Upon my hundreth visit to Tom George I was waiting for a surprise. In fact I'm always waiting for a surprise there ever since the first couple of times I was there when the place opened. Back then it was fantastic: the quality of the food, the design of the restaurant, the extremely good value for money, the interesting fusion/oriental spin on the menu. It was all too good to believe.

Then somewhere along the line it went a bit downhill with the food and uphill with the prices. The tom yam soup wasn't the same anymore, neither was the original chocolate souflle, neither was the sushi bar. It went a bit bland. At the same time I couldn't hep noticing that most of the celebrities coming down to eat from the four seasons all come to TG with their posse for a bit of nighttime nosh. What's all the fuss about? Anyway I decided to visit for lunch with a client of mine and check out the food for the 101th time and also the new and improved decor.

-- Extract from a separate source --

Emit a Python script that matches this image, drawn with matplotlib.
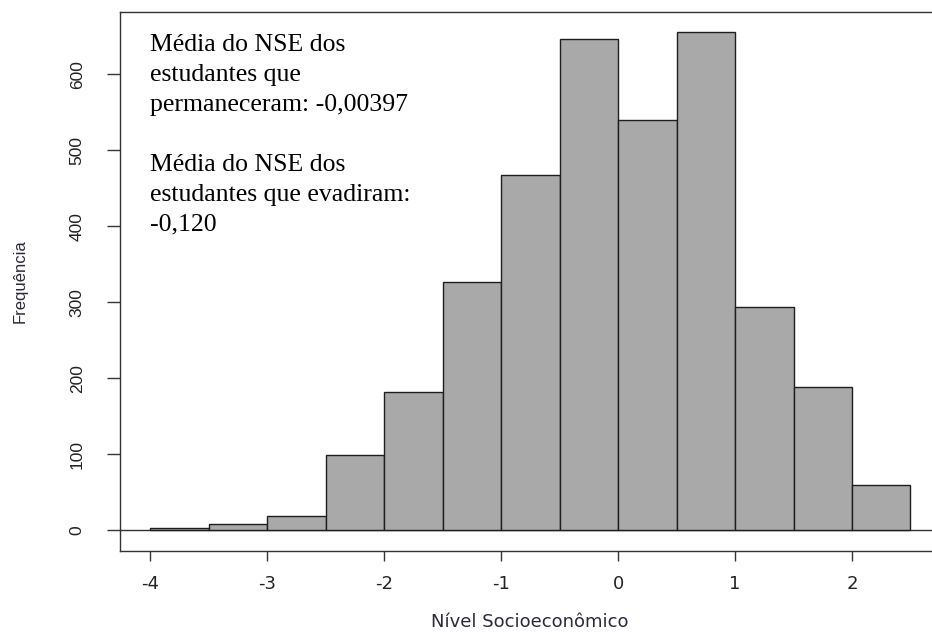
import matplotlib
matplotlib.use("Agg")
import matplotlib.pyplot as plt

# histogram data (NSE), bins of width 0.5
bin_left = [-4.0, -3.5, -3.0, -2.5, -2.0, -1.5, -1.0, -0.5, 0.0, 0.5, 1.0, 1.5, 2.0]
bin_width = 0.5
counts = [3, 8, 18, 99, 182, 327, 467, 646, 540, 656, 294, 188, 59]

x_ticks = [-4, -3, -2, -1, 0, 1, 2]
y_ticks = [0, 100, 200, 300, 400, 500, 600]

note = ("Média do NSE dos\nestudantes que\npermaneceram: -0,00397\n\n"
        "Média do NSE dos\nestudantes que evadiram:\n-0,120")

fig = plt.figure(figsize=(9.32, 6.33), dpi=100)
ax = fig.add_axes([0.1288, 0.130, 0.8807, 0.851])

ax.bar(bin_left, counts, width=bin_width, align="edge",
       color="#a9a9a9", edgecolor="#1e1e1e", linewidth=1.0, zorder=2)
ax.axhline(0, color="#333333", linewidth=1.0, zorder=1)

ax.set_xlim(-4.26, 2.76)
ax.set_ylim(-27.2, 682)

for s in ax.spines.values():
    s.set_color("#333333")
    s.set_linewidth(1.0)

ax.set_xticks(x_ticks)
ax.set_xticklabels([str(v) for v in x_ticks])
ax.set_yticks(y_ticks)
ax.set_yticklabels([str(v) for v in y_ticks], rotation=90, va="center")
ax.tick_params(axis="x", direction="out", length=7.2, width=1.0, color="#333333",
               pad=10.5, labelsize=13, labelcolor="#222222")
ax.tick_params(axis="y", direction="out", length=9.4, width=1.0, color="#333333",
               pad=16, labelsize=12.5, labelcolor="#222222")
for lab in ax.get_xticklabels():
    lab.set_family("DejaVu Sans")
for lab in ax.get_yticklabels():
    lab.set_family("Liberation Sans")

fig.text(20 / 932, (633 - 281) / 633, "Frequência", rotation=90, ha="center", va="center",
         fontsize=12, family="Liberation Sans", color="#2a2a3a")
fig.text(530 / 932, (633 - 622) / 633, "Nível Socioeconômico", ha="center", va="center",
         fontsize=13, family="DejaVu Sans", color="#2a2a3a")

# baseline of the last line of the note
ax.text(-4.0, 394.5, note, ha="left", va="baseline", fontsize=18.5,
        family="Liberation Serif", color="black", linespacing=1.46, zorder=3)

fig.savefig("out.png", dpi=100)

The decor hasn't changed much...there are a few newer and more weird grand lights, the overall colour scheme has changed to a purplish hue and the enclosed separe at the front of the restaurant got a bit larger and a turntable has now been included obviously to cater for the party crowd rolling along Budapest's newest pedestrian area from the Danube to the Bazilika. Service overall is good and I recall seeing our waitress many times before on previous visits years ago. It always helps when a place has a loyal waiting staff, it tells the guests something about the attitude of the owners. These owners are the stars of the Hungarian gastro scene, owners of the Leroy retaurants and bistro franchise among others. Their sense of business impeccable, their sense of design immaculate and their taste in food...good, but not great. Leroy retaurants have always been known for having high standards in value for money and good food overall. You never go there expecting amazing food, but you're NEVER let down. Tom George is the jewel in the crown in the kingdom and food here has always been at a high standard. There is a very strong oriental, mainly thai and indian influences on the menu, which can be felt even stronger nowadays. Loads of curries, thai chilies and naans are spread evenly in the menu among pasta dishes, argentine steaks and the obligatory sushi and sashimi section.

We start off with the house snacks, which are freshly made cheese sticks, crumbly and delicious. They are an ideal start for the lunch and fill us up pretty quickly so we need to be wary about ordering big dishes afterwards. I order the Tom Yam Goong soup which will be an interesting comparison with the one I had at Mokka just a while ago. The texture of the soup is lacking creaminess and is more runny than my previous one. It also doesn’t have a strong taste of lemongrass and kaffir lime. It does however have more than a fair quantity of crustaceans: large blue clams, a medium sized langustine, some king prawns as well as lots of mushrooms (not straw, not shiitake, but some other weird thin kind). The price is a whopping 2200 for the soup which can only be explained by the large quantity of seafood within. The taste lacks a bit of punch but it’s definitely tasty. As a side comment I'd like to add that my designer plate in which the soup arrived was chipped on one side. Not the "i'm -immediately- sending -it- back-because it's -dangerous" kind of chipped, just the i'm really annoyed that such a fancy restaurant doesn't pay attention to cracked plates.

Next comes the asparagus risotto with sticks of asparagus wrapped in panchetta. The risotto is a bit dry, the rice is somehow too large for my taste – I’m not sure how big the arborio should be but something is definitely not right. The asparagus is OK but the whole dish is best described as mediocre. My lunch guests takes the much better looking and tasting ricotta stuffed ravioli, which looks home made and is more pleasing to the eye than my risotto. It disappears without any comments in gulps. We ask for the trademark souffle of the house, which was probably the first chocolate souffle to enter the city and make ladies and gents wild when TG first opened. It seems the souffle hasn’t lost a bit of its appeal, the consistency is good, it doesn’t fall apart when the fork first enters it and their is a fair flow of chocolate inside.

It’s hard to make overall comments about a light lunch, but I would still say that TG is a good choice for any lunch or dinner maintaining a consistent cuisine, but losing a bit of that previous shine that it once had. There are inconsistencies in the kitchen, but they are forgiven if you’re rubbing shoulders with Mick Jagger or maybe Leo Di Caprio whenever they’re around.